Liquid Cooling: Air cooling is insufficient for modern high-wattage server racks. Liquid cooling systems, including cold plates and coolant distribution units, remove heat via specialized fluids pumped directly to the compute components.
Metrology and Inspection: Advanced node geometries demand precise measurement and defect detection at the nanometer scale. Metrology tools provide continuous process control data to ensure high yield rates throughout the semiconductor fabrication lifecycle.
Optical Interconnect: High-speed network infrastructure relies on optical interconnects to transmit data between compute nodes. These components translate electronic signals into photons, enabling the massive bandwidth required for artificial intelligence cluster communication.
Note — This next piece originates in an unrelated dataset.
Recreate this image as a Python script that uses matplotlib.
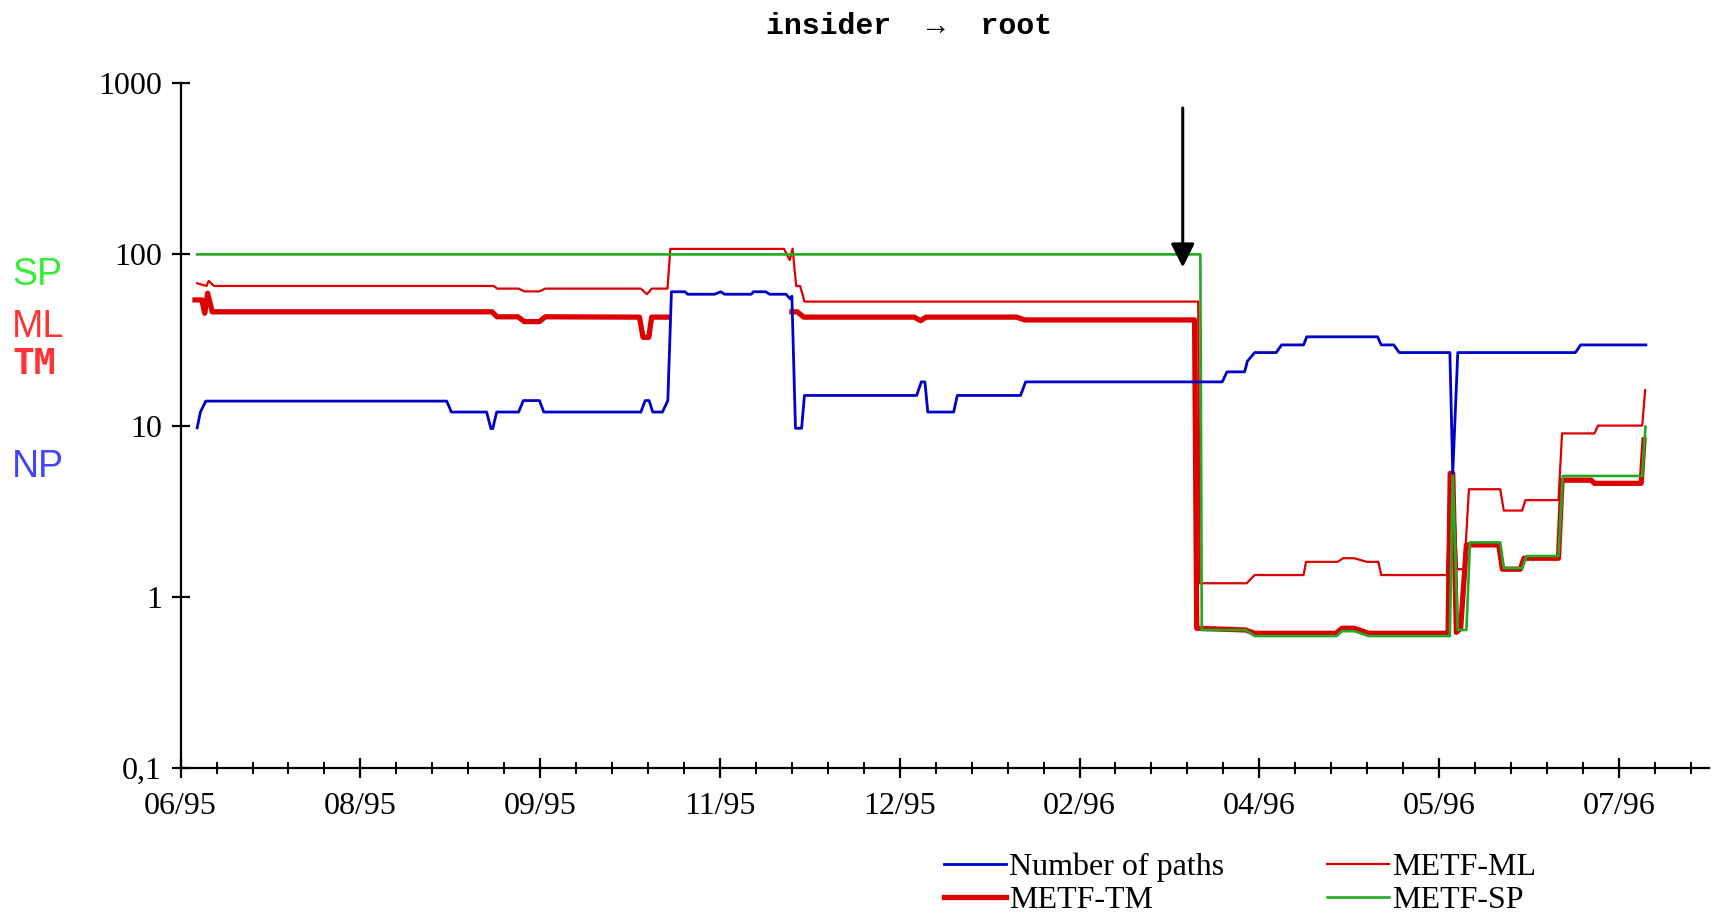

Packaging Materials: Encapsulating integrated circuits protects them from environmental damage and physical stress. Advanced packaging materials include specialized epoxy molding compounds and fine-pitch interconnection films.
Photomask Manufacturing: Circuit patterns are transferred onto silicon wafers using quartz plates known as photomasks. Producing blank masks and patterned reticles for extreme ultraviolet lithography requires unparalleled precision and represents a critical supply chain bottleneck.
Precision Power: Artificial intelligence accelerators draw immense electrical current, demanding highly efficient power delivery networks. Precision power components step down voltage and regulate current directly adjacent to the processor core.
Specialty Chemicals and Gases: Lithography, etching, and deposition steps consume vast quantities of highly specialized chemical compounds and fluorogases. Suppliers in this vertical maintain deep chemical formulation capabilities and strict purity standards.
Test and Burn-in: Guaranteeing the reliability of expensive processors requires rigorous final validation. Test equipment and specialized burn-in sockets subject chips to extreme electrical and thermal stress to identify early failures before deployment.
Thermal Interface Materials (TIMs) and Spreaders: High-density compute environments generate substantial localized heat. Thermal interface materials and integrated heat spreaders transfer this thermal energy efficiently from the silicon die to the cooling apparatus.
Wafer Robotics: Silicon wafers must move flawlessly through hundreds of process steps inside automated fabrication facilities. Specialized vacuum and cleanroom robotics ensure rapid, contamination-free transport of wafers between processing chambers.